3715 ↗(On Diff #65698)

"sort" should be capitalized.

3764 ↗(On Diff #65698)

This might overflow the bucket cache limit.

3771 ↗(On Diff #65698)

Unnecessary return statement.

sys/vm/uma_core.c
1092 ↗(On Diff #65698)

The bucket would not be full and it would slow down crossdomain frees. So I prefer to just leave it until it fills unless there is memory pressure.

sys/vm/uma_core.c
1092 ↗(On Diff #65698)

Then I think we should always reclaim from it first, not last: it is counted in the WSS but cannot be allocated to consumers.

sys/vm/uma_core.c
1092 ↗(On Diff #65698)

I think that is ok here.

3764 ↗(On Diff #65698)

The enforcement of this really complicates a lot of control flow. I wonder if we could only enforce on alloc and let the timeout cleanup any overage.

Free cross bucket more aggressively.

sys/vm/uma_core.c
3764 ↗(On Diff #65698)

Yeah, this should become less of an issue once we periodically preen caches. We may trigger an assertion failure in the overflow case though. You could call zone_put_bucket() with wss=false and add a XXX comment for now.

Fix bucket limit issues.

sys/vm/uma_core.c
3784–3789 ↗(On Diff #65947)

Once this is true once, don't we expect it to be true for the rest? Can't we just if (bkt_count >= bkt_max) break; and then drain/free the remainder in a second loop which doesn't take the zone lock?
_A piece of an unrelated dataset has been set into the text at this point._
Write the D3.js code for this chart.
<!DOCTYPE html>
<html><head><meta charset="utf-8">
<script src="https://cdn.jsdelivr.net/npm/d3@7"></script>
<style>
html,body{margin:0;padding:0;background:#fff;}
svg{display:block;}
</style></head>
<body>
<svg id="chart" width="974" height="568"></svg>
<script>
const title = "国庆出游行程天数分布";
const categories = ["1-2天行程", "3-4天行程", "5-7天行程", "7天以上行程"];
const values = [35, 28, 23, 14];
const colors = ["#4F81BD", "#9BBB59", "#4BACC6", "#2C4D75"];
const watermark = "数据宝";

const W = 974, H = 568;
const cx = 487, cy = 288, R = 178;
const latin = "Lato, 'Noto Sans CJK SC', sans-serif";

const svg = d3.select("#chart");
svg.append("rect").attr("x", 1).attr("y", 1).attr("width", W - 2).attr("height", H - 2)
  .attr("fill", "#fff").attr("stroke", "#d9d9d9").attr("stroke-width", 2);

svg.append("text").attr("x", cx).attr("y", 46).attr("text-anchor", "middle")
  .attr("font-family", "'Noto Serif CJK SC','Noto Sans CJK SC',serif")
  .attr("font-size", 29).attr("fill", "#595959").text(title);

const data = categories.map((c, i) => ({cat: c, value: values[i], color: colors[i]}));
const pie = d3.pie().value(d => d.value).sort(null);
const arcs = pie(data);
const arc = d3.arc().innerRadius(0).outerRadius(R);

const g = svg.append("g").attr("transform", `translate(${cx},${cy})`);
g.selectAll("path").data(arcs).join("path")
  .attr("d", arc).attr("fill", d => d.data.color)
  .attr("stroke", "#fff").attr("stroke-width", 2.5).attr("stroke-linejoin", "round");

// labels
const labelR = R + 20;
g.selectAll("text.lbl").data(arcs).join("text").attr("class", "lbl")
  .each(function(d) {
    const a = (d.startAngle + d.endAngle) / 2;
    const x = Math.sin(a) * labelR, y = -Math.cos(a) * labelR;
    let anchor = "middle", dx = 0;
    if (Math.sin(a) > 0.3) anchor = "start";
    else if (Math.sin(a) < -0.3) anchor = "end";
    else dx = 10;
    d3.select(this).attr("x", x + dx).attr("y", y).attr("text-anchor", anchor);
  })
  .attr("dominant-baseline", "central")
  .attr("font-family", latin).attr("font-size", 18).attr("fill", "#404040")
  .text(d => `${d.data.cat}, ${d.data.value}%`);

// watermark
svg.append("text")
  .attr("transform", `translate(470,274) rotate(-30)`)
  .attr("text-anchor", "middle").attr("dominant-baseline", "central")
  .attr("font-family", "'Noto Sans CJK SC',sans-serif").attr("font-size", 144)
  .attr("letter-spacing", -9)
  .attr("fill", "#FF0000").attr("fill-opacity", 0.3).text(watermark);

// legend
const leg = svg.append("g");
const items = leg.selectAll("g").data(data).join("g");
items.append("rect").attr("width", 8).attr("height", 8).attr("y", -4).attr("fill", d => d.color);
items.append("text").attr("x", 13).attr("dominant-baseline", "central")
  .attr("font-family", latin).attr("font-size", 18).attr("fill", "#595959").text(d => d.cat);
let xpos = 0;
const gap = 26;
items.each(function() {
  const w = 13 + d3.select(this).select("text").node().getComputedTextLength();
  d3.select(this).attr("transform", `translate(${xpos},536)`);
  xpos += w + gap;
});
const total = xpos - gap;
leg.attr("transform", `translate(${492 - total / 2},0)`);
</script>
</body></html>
3784–3795 ↗(On Diff #65947)

I think you mean to be operating on b and not bucket here.

sys/vm/uma_core.c
3784–3789 ↗(On Diff #65947)

I thought about this but it actually takes a while to drain buckets so it's not certain and it makes the control flow uglier.

3784–3795 ↗(On Diff #65947)

yes this is a C&P error.

sys/vm/uma_core.c
1098–1100 ↗(On Diff #65947)

Don't we need the ZONE_CROSS_LOCK for this? We have the ZONE_LOCK but that doesn't synchronize with the manipulation in zone_free_cross.

3784–3789 ↗(On Diff #65947)

Well it doesn't have to make the control flow uglier (move the condition into the while loop test, delete the if block), but fair enough if you think it might be better to be re-testing in case concurrent allocs are consuming the frees fast enough.

3828–3836 ↗(On Diff #65947)

Should we do something like this in zone_free_cross, too?

Fix the cross locking bug.

This revision was not accepted when it landed; it landed in state Needs Review.Jan 4 2020, 7:56 AM
This revision was automatically updated to reflect the committed changes.